Think of the principle of causality that the Buddha taught. In some cases, the effects arise together with the causes, and they disappear when the causes disappear. In other cases, if the cause comes, the effect can come later. The cause disappears, and the effect can also disappear later.
Think of trees. They come from tiny seeds. When you plant a seed, you don’t get a tree right away. It takes time. Eventually, every tree will have to die, because the seeds are impermanent. But it may take a long time.
As for things that happen together, you can think of putting your finger in a flame. It burns right away. You don’t have to wait until your next lifetime for it to burn. You take it out, there’s some pain that remains, but the burning stops.
So right now, you’re focused on the breath. You’ve noticed that holding certain perceptions in the mind will have an immediate impact on the breath. With other perceptions, you hold them in mind, and it takes a while for the effect of the perception to take hold.
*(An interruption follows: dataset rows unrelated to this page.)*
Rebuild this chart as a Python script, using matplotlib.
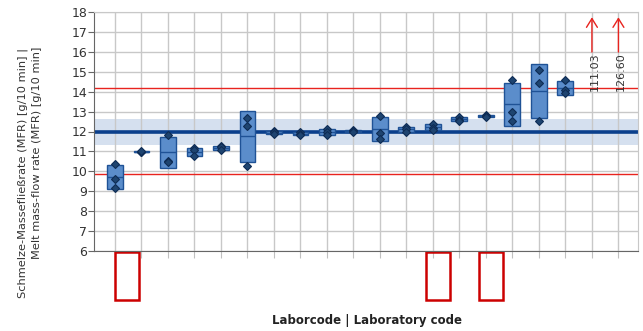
import numpy as np
import matplotlib
matplotlib.use("Agg")
import matplotlib.pyplot as plt
from matplotlib.patches import Rectangle
import matplotlib.transforms as mtransforms

# ---- data ----
lab_values = [
    [10.38, 9.62, 9.18],
    [10.95, 10.98, 11.00],
    [11.84, 10.54, 10.48],
    [11.15, 11.05, 10.75],
    [11.28, 11.20, 11.05],
    [12.69, 12.29, 10.28],
    [12.02, 11.97, 11.85],
    [11.95, 11.88, 11.80],
    [12.12, 11.96, 11.83],
    [12.10, 12.04, 11.98],
    [12.78, 11.92, 11.62],
    [12.24, 12.12, 12.00],
    [12.38, 12.20, 12.08],
    [12.72, 12.60, 12.52],
    [12.85, 12.80, 12.72],
    [14.57, 13.00, 12.53],
    [15.12, 14.44, 12.53],
    [14.57, 14.08, 13.93],
    [],
    [],
]
outlier_labs = [19, 20]
outlier_values = [111.03, 126.60]
highlight_labs = [1, 13, 15]
highlight_offsets = [0.45, 0.2, 0.2]

assigned_value = 12.0
band_low, band_high = 11.32, 12.64
limit_low, limit_high = 9.85, 14.2

xlabel = "Laborcode | Laboratory code"
ylabel_1 = "Schmelze-Masseflie\u00dfrate (MFR) [g/10 min] |"
ylabel_2 = "Melt mass-flow rate (MFR) [g/10 min]"

# ---- figure ----
W, H = 643, 331
fig = plt.figure(figsize=(W / 100, H / 100), dpi=100)
ax = fig.add_axes([94.3 / W, 1 - 250.7 / H, (638.3 - 94.3) / W, (250.7 - 12.3) / H])

n = len(lab_values)
xs = np.arange(1, n + 1)

ax.set_xlim(0.22, n + 0.75)
ax.set_ylim(6, 18)
ax.set_yticks(np.arange(6, 19, 1))
ax.set_xticks(xs)
ax.set_xticklabels([""] * n)

ax.set_axisbelow(True)
ax.grid(True, color="#c8c8c8", linewidth=1.0, zorder=0.5)

for s in ["top", "right"]:
    ax.spines[s].set_color("#c8c8c8")
for s in ["left", "bottom"]:
    ax.spines[s].set_color("#666666")
ax.tick_params(axis="y", length=4, color="#666666", labelsize=9, labelcolor="#333333", pad=1)
ax.tick_params(axis="x", length=5, color="#c0c0c0")

# band and reference lines
ax.axhspan(band_low, band_high, color="#d5e0ef", zorder=0.2, lw=0)
ax.axhline(assigned_value, color="#0a3f8c", lw=2.6, zorder=2)
ax.axhline(limit_low, color="#e8231e", lw=1.0, zorder=2)
ax.axhline(limit_high, color="#e8231e", lw=1.0, zorder=2)

# boxes (mean +- sd), mean line, individual values
bw = 0.6
for x, vals in zip(xs, lab_values):
    if not vals:
        continue
    v = np.array(vals)
    m = v.mean()
    sd = v.std(ddof=1)
    ax.bar(x, 2 * sd, bottom=m - sd, width=bw, color="#5b8dcb",
           edgecolor="#1f5296", linewidth=1.0, zorder=3)
    ax.hlines(m, x - bw / 2, x + bw / 2, color="#1f5296", lw=1.0, zorder=4)
    ax.plot(np.full(len(v), x), v, linestyle="none", marker="D", markersize=4.2,
            markerfacecolor="#1e4470", markeredgecolor="#0e2c55",
            markeredgewidth=0.8, zorder=5)

# off-scale values
for lab, val in zip(outlier_labs, outlier_values):
    ax.annotate("", xy=(lab, 17.75), xytext=(lab, 16.0),
                arrowprops=dict(arrowstyle="->,head_length=0.45,head_width=0.28",
                                color="#e8231e", lw=1.0, mutation_scale=14,
                                shrinkA=0, shrinkB=0), zorder=6)
    ax.text(lab + 0.1, 15.97, f"{val:.2f}", rotation=90, ha="center", va="top",
            fontsize=8, color="#333333", zorder=6)

# highlighted lab codes
trans = mtransforms.blended_transform_factory(ax.transData, ax.transAxes)
for lab, off in zip(highlight_labs, highlight_offsets):
    r = Rectangle((lab + off - 0.45, -0.207), 0.9, 0.2015, transform=trans,
                  fill=False, edgecolor="#cc0000", linewidth=1.8, clip_on=False)
    ax.add_patch(r)

fig.text(366.7 / W, 1 - 320.7 / H, xlabel, ha="center", va="center",
         fontsize=8.5, fontweight="bold", color="#222222")
fig.text(22.7 / W, 1 - 172.5 / H, ylabel_1, rotation=90, ha="center", va="center",
         fontsize=8.2, color="#333333")
fig.text(36.7 / W, 1 - 153 / H, ylabel_2, rotation=90, ha="center", va="center",
         fontsize=8.2, color="#333333")

fig.savefig("out.png", dpi=100)
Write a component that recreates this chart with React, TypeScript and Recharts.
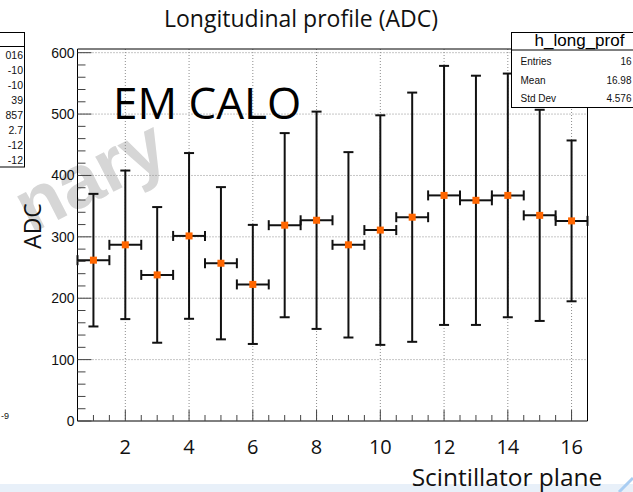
import React from 'react';
import { ComposedChart, Scatter, XAxis, YAxis, ErrorBar, CartesianGrid, ReferenceArea } from 'recharts';

// ---- data ----
const planes = [1, 2, 3, 4, 5, 6, 7, 8, 9, 10, 11, 12, 13, 14, 15, 16];
const adcMean = [262, 287, 238, 301.5, 257, 222.5, 319, 327, 287, 311, 332, 367.5, 359.5, 367.5, 335, 326];
const adcError = [108, 121, 110.5, 135, 124, 97, 150, 177, 151, 187, 203, 211, 203, 198.5, 172, 131];
const binHalfWidth = [0.5, 0.5, 0.5, 0.5, 0.5, 0.5, 0.5, 0.5, 0.5, 0.5, 0.5, 0.5, 0.5, 0.5, 0.5, 0.5];

// ---- axis ticks ----
const xTicks = [1, 1.5, 2, 2.5, 3, 3.5, 4, 4.5, 5, 5.5, 6, 6.5, 7, 7.5, 8, 8.5, 9, 9.5, 10, 10.5, 11, 11.5, 12, 12.5, 13, 13.5, 14, 14.5, 15, 15.5, 16];
const xMajor = [2, 4, 6, 8, 10, 12, 14, 16];
const yTicks = [0, 20, 40, 60, 80, 100, 120, 140, 160, 180, 200, 220, 240, 260, 280, 300, 320, 340, 360, 380, 400, 420, 440, 460, 480, 500, 520, 540, 560, 580, 600];
const yMajor = [0, 100, 200, 300, 400, 500, 600];
const yGrid = [100, 200, 300, 400, 500, 600];

// ---- texts ----
const chartTitle = 'Longitudinal profile (ADC)';
const xTitle = 'Scintillator plane';
const yTitle = 'ADC';
const tagText = 'EM CALO';
const watermarkVisible = 'nary';
const statTitle = 'h_long_prof';
const statLabels = ['Entries', 'Mean', 'Std Dev'];
const statValues = ['16', '16.98', '4.576'];
const sideBoxValues = ['016', '-10', '-10', '39', '857', '2.7', '-12', '-12'];
const sideNote = '-9';

const data = planes.map((p, i) => ({ plane: p, adc: adcMean[i], err: adcError[i], xerr: binHalfWidth[i] }));

const ROOT_FONT = '"Liberation Sans", Arial, Helvetica, sans-serif';
const PPT_FONT = '"Open Sans", "Liberation Sans", sans-serif';

const XTick = (props: any) => {
  const { x, y, payload } = props;
  const v = payload.value;
  const major = xMajor.includes(v);
  return (
    <g>
      <line x1={x} x2={x} y1={y} y2={y - (major ? 11 : 6)} stroke="#444" strokeWidth={1} />
      {major && (
        <text x={x} y={y + 33} textAnchor="middle" fontSize={20} fontFamily={PPT_FONT} fill="#111">
          {v}
        </text>
      )}
    </g>
  );
};

const YTick = (props: any) => {
  const { x, y, payload } = props;
  const v = payload.value;
  const major = yMajor.includes(v);
  return (
    <g>
      <line x1={x} x2={x + (major ? 14 : 8)} y1={y} y2={y} stroke="#444" strokeWidth={1} />
      {major && (
        <text x={x - 3} y={y} dy="0.36em" textAnchor="end" fontSize={14} fontFamily={ROOT_FONT} fill="#111">
          {v}
        </text>
      )}
    </g>
  );
};

const Square = (props: any) => {
  const { cx, cy } = props;
  if (cx == null || cy == null) return null;
  return <rect x={cx - 3.5} y={cy - 3.5} width={7} height={7} fill="#ff6600" />;
};

export default function App() {
  return (
    <div style={{ position: 'fixed', left: 0, top: 0, width: 633, height: 492, background: '#fff', overflow: 'hidden' }}>
      {/* background decorations */}
      <svg width={633} height={492} style={{ position: 'absolute', left: 0, top: 0 }}>
        <rect x={0} y={484} width={633} height={8} fill="#e8f0f9" />
        <line x1={633} y1={478} x2={619} y2={492} stroke="#a9cdf2" strokeWidth={3} />
        <text
          x={172}
          y={162}
          textAnchor="end"
          fontSize={75}
          fontWeight="bold"
          fontFamily={ROOT_FONT}
          fill="#d6d6d6"
          transform="rotate(-27 172 162)"
        >
          {watermarkVisible}
        </text>
        {/* partial stats box of a neighbouring pad */}
        <rect x={-50} y={32.5} width={74.5} height={134.5} fill="none" stroke="#000" strokeWidth={1} />
        <line x1={-50} x2={24.5} y1={46.5} y2={46.5} stroke="#000" strokeWidth={1} />
        {sideBoxValues.map((t, i) => (
          <text key={i} x={23} y={55 + i * 15} dy="0.36em" textAnchor="end" fontSize={10.5} fontFamily={ROOT_FONT} fill="#111">
            {t}
          </text>
        ))}
        <text x={9} y={415.5} dy="0.36em" textAnchor="end" fontSize={9} fontFamily={ROOT_FONT} fill="#111">
          {sideNote}
        </text>
      </svg>

      <div style={{ position: 'absolute', left: 0, top: 0 }}>
        <ComposedChart width={633} height={492} data={data} margin={{ top: 49, right: 45.5, bottom: 70, left: 76.5 }}>
          <CartesianGrid
            horizontalValues={yGrid}
            verticalValues={xMajor}
            stroke="#8c8c8c"
            strokeDasharray="1 2"
            strokeWidth={1}
          />
          <XAxis
            type="number"
            dataKey="plane"
            domain={[0.5, 16.5]}
            ticks={xTicks}
            interval={0}
            height={1}
            tickSize={0}
            tickMargin={0}
            tickLine={false}
            axisLine={false}
            tick={(p: any) => <XTick {...p} />}
            allowDataOverflow
          />
          <YAxis
            type="number"
            domain={[0, 606]}
            ticks={yTicks}
            interval={0}
            width={1}
            tickSize={0}
            tickMargin={0}
            tickLine={false}
            axisLine={false}
            tick={(p: any) => <YTick {...p} />}
            allowDataOverflow
          />
          <ReferenceArea x1={0.5} x2={16.5} y1={0} y2={606} fill="none" fillOpacity={0} stroke="#000" strokeWidth={1} />
          <Scatter dataKey="adc" fill="#ff6600" shape={<Square />} isAnimationActive={false}>
            <ErrorBar dataKey="err" direction="y" width={5} stroke="#111" strokeWidth={2} isAnimationActive={false} />
            <ErrorBar dataKey="xerr" direction="x" width={5} stroke="#111" strokeWidth={2} isAnimationActive={false} />
          </Scatter>
        </ComposedChart>
      </div>

      {/* overlay texts and stats box */}
      <svg width={633} height={492} style={{ position: 'absolute', left: 0, top: 0 }}>
        <text x={301} y={27} textAnchor="middle" fontSize={23} fontFamily={PPT_FONT} fill="#111">
          {chartTitle}
        </text>
        <text x={113} y={119} fontSize={44} fontFamily={PPT_FONT} fill="#000">
          {tagText}
        </text>
        <text x={40.5} y={226} textAnchor="middle" fontSize={23} fontFamily={PPT_FONT} fill="#111" transform="rotate(-90 40.5 226)">
          {yTitle}
        </text>
        <text x={507} y={486} textAnchor="middle" fontSize={24.5} fontFamily={PPT_FONT} fill="#111">
          {xTitle}
        </text>
        <rect x={511.5} y={32.5} width={130} height={75} fill="#fff" stroke="#000" strokeWidth={1} />
        <line x1={511.5} x2={640} y1={50} y2={50} stroke="#000" strokeWidth={1} />
        <text x={579.5} y={46} textAnchor="middle" fontSize={17} fontFamily={ROOT_FONT} fill="#000">
          {statTitle}
        </text>
        {statLabels.map((l, i) => (
          <g key={l}>
            <text x={520.5} y={61.7 + i * 18.3} dy="0.36em" fontSize={10} fontFamily={ROOT_FONT} fill="#111">
              {l}
            </text>
            <text x={631.5} y={61.7 + i * 18.3} dy="0.36em" textAnchor="end" fontSize={10} fontFamily={ROOT_FONT} fill="#111">
              {statValues[i]}
            </text>
          </g>
        ))}
      </svg>
    </div>
  );
}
So you’re working with causes of both kinds. And that’s a lot of the skill of the meditation right there: figuring out what you’re doing right now, or reading the effects right now, and trying to figure out, “Is what I’m experiencing right now the result of what I’m doing right now, or does it come from something else in the past?” That skill is something you can master only over time.
But it’s good to keep these two principles of causality in mind because they’re what allows for the sense of patterns in behavior that you can depend on, that you can learn from, skills you can master, that will then stick with you over time.
At the same time, it allows for freedom of choice, opportunities for doing things you’ve never done before. After all, we’re here to attain the unattained, to reach the as-yet-unreached. That means we have to do things that we haven’t yet done. The opportunity is there, so look for it.
When the Buddha talks about the insights that come from concentration, the powers that come from concentration, he says that they come when there’s an opportunity, when there’s an opening. Tthe opening may be shaped by your past karma, but you want to be ready for it when it comes, especially for the opening for insight. That, too, is a possibility. The opportunities and the openings may not come all the time, so you want to be ready for them when they do.
It’s like being a hunter. You don’t know where the game is going to be, or when it’s going to come. You have an idea of where it’s likely to come, but you can’t make any agreement with the game, “You’re going to come at this time, and I’ll get you and take you home, so that I can have dinner when I want it.”
You go where you think the game is likely, and you sit very quietly, but very alert. Quietly, so that you don’t scare the game away; very alert, so that you notice when it comes. It’s the same with insight. To find it, to see it, you have to be very quiet and very alert. That’s quite a skill.
I was talking with an anthropologist one time, and he was saying that when anthropologists go study primitive cultures nowadays, they like to master the different skills of the people in the society so that they can get an inside take on what it’s like to live in that society. One of the skills that’s hardest for anthropologists to master is hunting, because it requires so much mental training in being alert and quiet at the same time—and very patient.
These are skills that are not nurtured very much in our society, which means that when we meditate, we have to work on them that much harder. You’ve got the opportunity now, so make the most of it.